- Goal
Take the listing from its first line through the line that contains "from matplotlib.patches import Rectangle" and please retype those lines exactly, leaving out the pictures.

##### Data lines #####

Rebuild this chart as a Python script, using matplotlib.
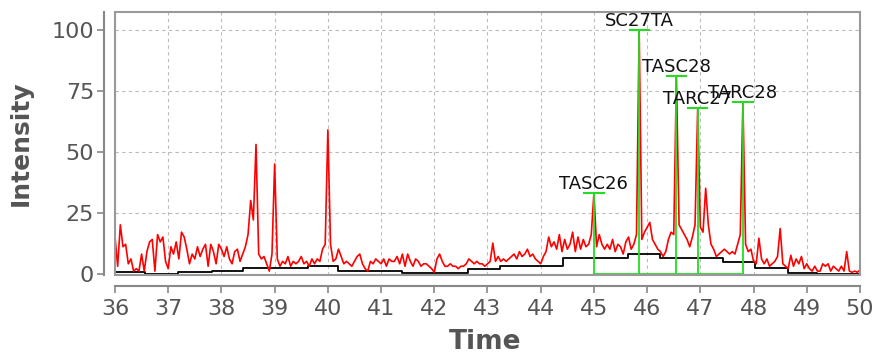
import numpy as np
import matplotlib
matplotlib.use('Agg')
import matplotlib.pyplot as plt
from matplotlib.patches import Rectangle

# chromatogram sampled every 0.05 min from 36 to 50
t_start, t_step = 36.0, 0.05
intensity = [
    # 36
    15, 3, 20, 11, 12, 4, 6, 1, 2, 1, 8, 1, 9, 13, 14, 1, 16, 13, 15, 5,
    # 37
    2, 11, 8, 13, 6, 17, 15, 10, 4, 8, 6, 11, 7, 10, 12, 3, 12, 9, 4, 12,
    # 38
    10, 7, 11, 6, 4, 9, 10, 5, 8, 11, 16, 30, 22, 53, 8, 6, 7, 4, 1, 8,
    # 39
    45, 6, 3, 5, 4, 7, 3, 5, 4, 5, 7, 4, 5, 3, 6, 4, 6, 5, 10, 12,
    # 40
    59, 12, 5, 6, 10, 7, 4, 5, 4, 3, 5, 7, 8, 4, 2, 1, 5, 4, 6, 5,
    # 41
    4, 6, 3, 6, 5, 5, 7, 4, 8, 3, 8, 5, 3, 6, 5, 3, 4, 4, 3, 2,
    # 42
    0.5, 6, 8, 5, 3, 3, 4, 3, 3, 2, 3, 3, 4, 6, 5, 4, 5, 4, 4, 3,
    # 43
    4, 5, 12.5, 5, 7, 5, 6, 5, 6, 7, 8, 6, 9, 7, 8, 10, 7, 8, 6, 5,
    # 44
    4, 7, 9, 15, 11, 13, 10, 16, 9, 14, 10, 12, 17, 9, 15, 10, 14, 11, 12, 16,
    # 45
    33, 11, 16, 12, 10, 12, 10, 14, 9, 12, 11, 8, 13, 15, 10, 12, 16, 100, 14, 17,
    # 46
    19, 21, 14, 12, 10, 9, 7, 9, 14, 17, 16, 81, 20, 18, 16, 14, 11, 15, 20, 68,
    # 47
    19, 17, 35, 20, 12, 10, 7, 8, 9, 10, 9, 8, 9, 8, 12, 16, 70.5, 12, 9, 10,
    # 48
    5, 4, 14.5, 6, 4, 6, 3, 4, 5, 7, 18.5, 4, 3, 2, 7.5, 3, 6, 4, 7, 2,
    # 49
    4, 2, 1, 3, 1, 1, 4, 3, 4, 1, 3, 2, 1, 3, 1, 9, 1, 0.5, 1, 0.5,
    # 50
    1.5,
]
time = t_start + t_step * np.arange(len(intensity))

# stepped baseline under the trace
base_edges = [36.0, 36.56, 37.18, 37.82, 38.4, 39.63, 40.19, 41.4, 42.64,
              43.24, 44.42, 45.64, 46.24, 47.43, 48.03, 48.65, 49.2, 50.0]
base_levels = [0.5, 0.0, 0.5, 1.2, 2.2, 3.0, 1.0, 0.3, 1.8,
               3.0, 6.2, 8.0, 6.2, 4.8, 2.1, 0.3, 0.0]

# identified peaks
peak_names = ['TASC26', 'SC27TA', 'TASC28', 'TARC27', 'TARC28']
peak_times = [45.0, 45.85, 46.55, 46.95, 47.8]
peak_heights = [33, 100, 81, 68, 70.5]

xticks = list(range(36, 51))
yticks = [0, 25, 50, 75, 100]

txt = '#555555'
fig = plt.figure(figsize=(8.75, 3.56), dpi=100)
ax = fig.add_axes([115/875, 1-275/356, 745/875, 263/356])

ax.plot(time, intensity, color='red', lw=1.2, zorder=3)
ax.step(base_edges, base_levels + [base_levels[-1]], where='post',
        color='black', lw=1.3, zorder=2)

green = '#22dd22'
ax.plot([peak_times[0], peak_times[-1]], [0, 0], color=green, lw=1.3, zorder=4)
for name, pt, ph in zip(peak_names, peak_times, peak_heights):
    ax.plot([pt, pt], [0, ph], color=green, lw=1.3, zorder=4)
    ax.plot([pt - 0.18, pt + 0.18], [ph, ph], color=green, lw=1.5, zorder=4)
    ax.text(pt, ph, name, ha='center', va='bottom', fontsize=13, color='#111111', zorder=5)

ax.set_xlim(36, 50)
ax.set_ylim(-0.6, 107.4)
ax.set_xticks(xticks)
ax.set_yticks(yticks)
ax.grid(True, color='#bbbbbb', ls=(0, (3, 3)), lw=0.8)
ax.set_axisbelow(True)

for s in ['top', 'right']:
    ax.spines[s].set_visible(False)
ax.spines['left'].set_position(('outward', 8))
ax.spines['bottom'].set_position(('outward', 8))
for s in ['left', 'bottom']:
    ax.spines[s].set_color('#888888')
    ax.spines[s].set_linewidth(1.5)
ax.add_patch(Rectangle((0, 0), 1, 1, transform=ax.transAxes, fill=False,
                       ec='#999999', lw=1.5, clip_on=False, zorder=6))

ax.tick_params(axis='both', colors='#888888', labelcolor=txt, labelsize=16,
               length=5, width=1.2)
ax.tick_params(axis='y', pad=2)
ax.tick_params(axis='x', pad=4)

ax.set_xlabel('Time', fontsize=19, fontweight='bold', color=txt)
ax.set_ylabel('Intensity', fontsize=18, fontweight='bold', color=txt)
ax.xaxis.set_label_coords(0.497, -0.205)
ax.yaxis.set_label_coords(-0.110, 0.5)

fig.savefig('out.png', dpi=100)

#####

- Correct output
Rebuild this chart as a Python script, using matplotlib.
import numpy as np
import matplotlib
matplotlib.use('Agg')
import matplotlib.pyplot as plt
from matplotlib.patches import Rectangle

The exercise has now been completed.